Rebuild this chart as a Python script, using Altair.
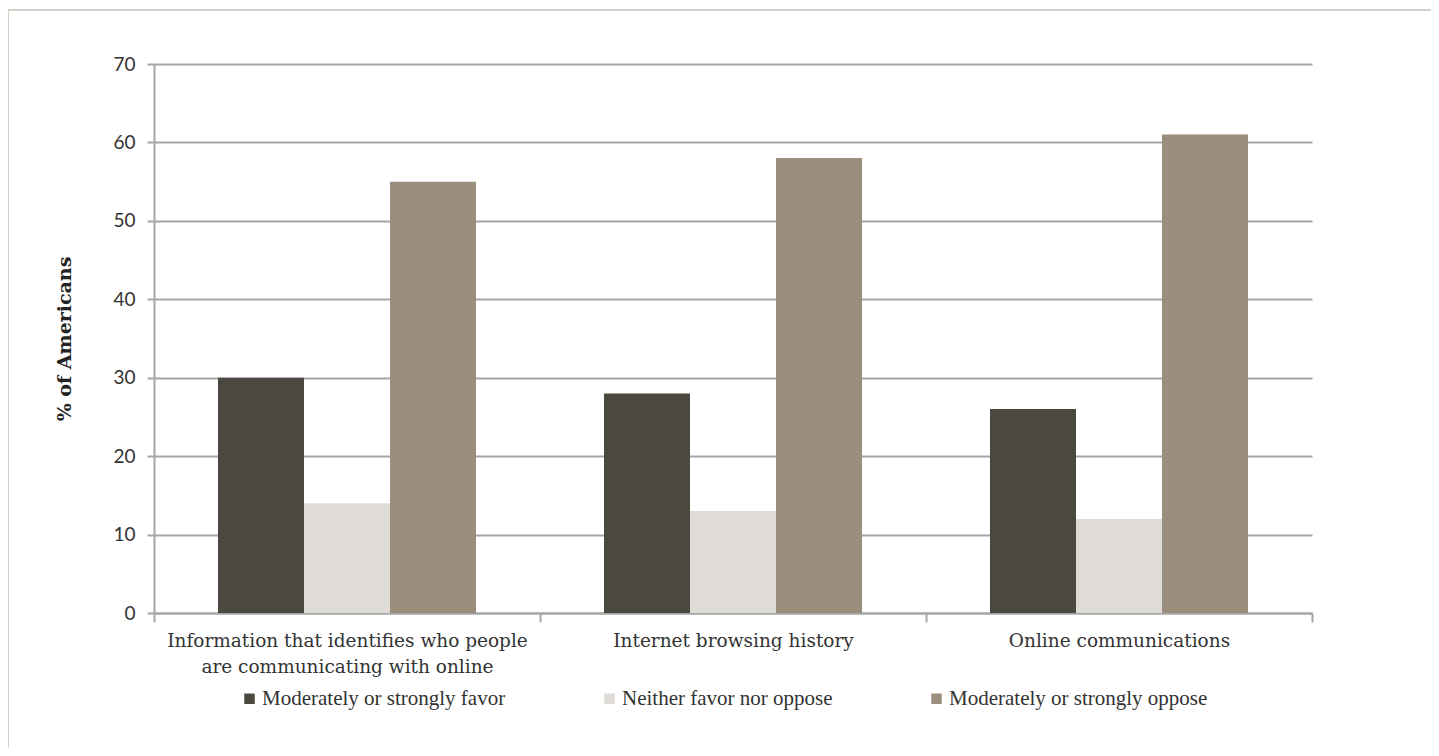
import altair as alt
import pandas as pd

categories = [
    "Information that identifies who people are communicating with online",
    "Internet browsing history",
    "Online communications",
]
series = ["Moderately or strongly favor", "Neither favor nor oppose", "Moderately or strongly oppose"]
favor = [30, 28, 26]
neither = [14, 13, 12]
oppose = [55, 58, 61]
colors = ["#4b4840", "#dfdcd7", "#9b8e7c"]

rows = []
for i, c in enumerate(categories):
    for s, vals in zip(series, [favor, neither, oppose]):
        rows.append({"category": c, "series": s, "value": vals[i]})
df = pd.DataFrame(rows)

W, H = 1158, 549

label_expr = ("datum.value == '" + categories[0] + "' ? "
              "['Information that identifies who people', 'are communicating with online'] : datum.label")

bars = alt.Chart(df).mark_bar().encode(
    x=alt.X("category:N", sort=categories,
            scale=alt.Scale(paddingInner=0, paddingOuter=0),
            axis=alt.Axis(title=None, labelAngle=0, labelExpr=label_expr,
                          labelFont="DejaVu Serif", labelFontSize=18.5, labelColor="#333333",
                          labelLineHeight=26, labelPadding=9, tickBand="extent",
                          tickSize=9, tickWidth=2, tickColor="#a6a6a6",
                          domainColor="#a6a6a6", domainWidth=2, grid=False,
                          labelLimit=500)),
    xOffset=alt.XOffset("series:N", sort=series,
                        scale=alt.Scale(paddingInner=0, paddingOuter=0.744)),
    y=alt.Y("value:Q", scale=alt.Scale(domain=[0, 70]),
            axis=alt.Axis(title="% of Americans", values=list(range(0, 71, 10)),
                          titleFont="DejaVu Serif", titleFontSize=19, titleFontWeight="bold",
                          titleColor="#222222", titlePadding=38,
                          labelFont="Lato", labelFontSize=19, labelColor="#333333",
                          labelPadding=12, tickSize=7, tickWidth=2, tickColor="#a6a6a6",
                          domainColor="#a6a6a6", domainWidth=2,
                          gridColor="#a6a6a6", gridWidth=2)),
    color=alt.Color("series:N", sort=series,
                    scale=alt.Scale(domain=series, range=colors),
                    legend=alt.Legend(title=None, orient="none", direction="horizontal",
                                      legendX=85, legendY=624,
                                      symbolType="square", symbolSize=110,
                                      symbolStrokeWidth=0, symbolOpacity=1,
                                      labelFont="Liberation Serif", labelFontSize=21,
                                      labelColor="#333333", columnPadding=93,
                                      labelOffset=2, labelLimit=400)),
)

frame_top = alt.Chart(pd.DataFrame({"v": [0]})).mark_rule(
    color="#d5d0ca", strokeWidth=2, clip=False).encode(
    x=alt.value(-146), x2=alt.value(1290), y=alt.value(-54))
frame_left = alt.Chart(pd.DataFrame({"v": [0]})).mark_rule(
    color="#d5d0ca", strokeWidth=2, clip=False).encode(
    x=alt.value(-146), y=alt.value(-54), y2=alt.value(700))

chart = alt.layer(frame_top, frame_left, bars).properties(
    width=W, height=H,
    autosize=alt.AutoSizeParams(type="none"),
    padding={"left": 146, "top": 56, "right": 119, "bottom": 135},
).configure_view(stroke=None).configure_axis(labelFontWeight="normal")

chart.save("out.html", embed_options={"renderer": "svg", "actions": False})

_Aim_: Set down all the data again exactly as above, pictures excluded.

_Answer for the task_:
Rebuild this chart as a Python script, using Altair.
import altair as alt
import pandas as pd

categories = [
    "Information that identifies who people are communicating with online",
    "Internet browsing history",
    "Online communications",
]
series = ["Moderately or strongly favor", "Neither favor nor oppose", "Moderately or strongly oppose"]
favor = [30, 28, 26]
neither = [14, 13, 12]
oppose = [55, 58, 61]
colors = ["#4b4840", "#dfdcd7", "#9b8e7c"]

rows = []
for i, c in enumerate(categories):
    for s, vals in zip(series, [favor, neither, oppose]):
        rows.append({"category": c, "series": s, "value": vals[i]})
df = pd.DataFrame(rows)

W, H = 1158, 549

label_expr = ("datum.value == '" + categories[0] + "' ? "
              "['Information that identifies who people', 'are communicating with online'] : datum.label")

bars = alt.Chart(df).mark_bar().encode(
    x=alt.X("category:N", sort=categories,
            scale=alt.Scale(paddingInner=0, paddingOuter=0),
            axis=alt.Axis(title=None, labelAngle=0, labelExpr=label_expr,
                          labelFont="DejaVu Serif", labelFontSize=18.5, labelColor="#333333",
                          labelLineHeight=26, labelPadding=9, tickBand="extent",
                          tickSize=9, tickWidth=2, tickColor="#a6a6a6",
                          domainColor="#a6a6a6", domainWidth=2, grid=False,
                          labelLimit=500)),
    xOffset=alt.XOffset("series:N", sort=series,
                        scale=alt.Scale(paddingInner=0, paddingOuter=0.744)),
    y=alt.Y("value:Q", scale=alt.Scale(domain=[0, 70]),
            axis=alt.Axis(title="% of Americans", values=list(range(0, 71, 10)),
                          titleFont="DejaVu Serif", titleFontSize=19, titleFontWeight="bold",
                          titleColor="#222222", titlePadding=38,
                          labelFont="Lato", labelFontSize=19, labelColor="#333333",
                          labelPadding=12, tickSize=7, tickWidth=2, tickColor="#a6a6a6",
                          domainColor="#a6a6a6", domainWidth=2,
                          gridColor="#a6a6a6", gridWidth=2)),
    color=alt.Color("series:N", sort=series,
                    scale=alt.Scale(domain=series, range=colors),
                    legend=alt.Legend(title=None, orient="none", direction="horizontal",
                                      legendX=85, legendY=624,
                                      symbolType="square", symbolSize=110,
                                      symbolStrokeWidth=0, symbolOpacity=1,
                                      labelFont="Liberation Serif", labelFontSize=21,
                                      labelColor="#333333", columnPadding=93,
                                      labelOffset=2, labelLimit=400)),
)

frame_top = alt.Chart(pd.DataFrame({"v": [0]})).mark_rule(
    color="#d5d0ca", strokeWidth=2, clip=False).encode(
    x=alt.value(-146), x2=alt.value(1290), y=alt.value(-54))
frame_left = alt.Chart(pd.DataFrame({"v": [0]})).mark_rule(
    color="#d5d0ca", strokeWidth=2, clip=False).encode(
    x=alt.value(-146), y=alt.value(-54), y2=alt.value(700))

chart = alt.layer(frame_top, frame_left, bars).properties(
    width=W, height=H,
    autosize=alt.AutoSizeParams(type="none"),
    padding={"left": 146, "top": 56, "right": 119, "bottom": 135},
).configure_view(stroke=None).configure_axis(labelFontWeight="normal")

chart.save("out.html", embed_options={"renderer": "svg", "actions": False})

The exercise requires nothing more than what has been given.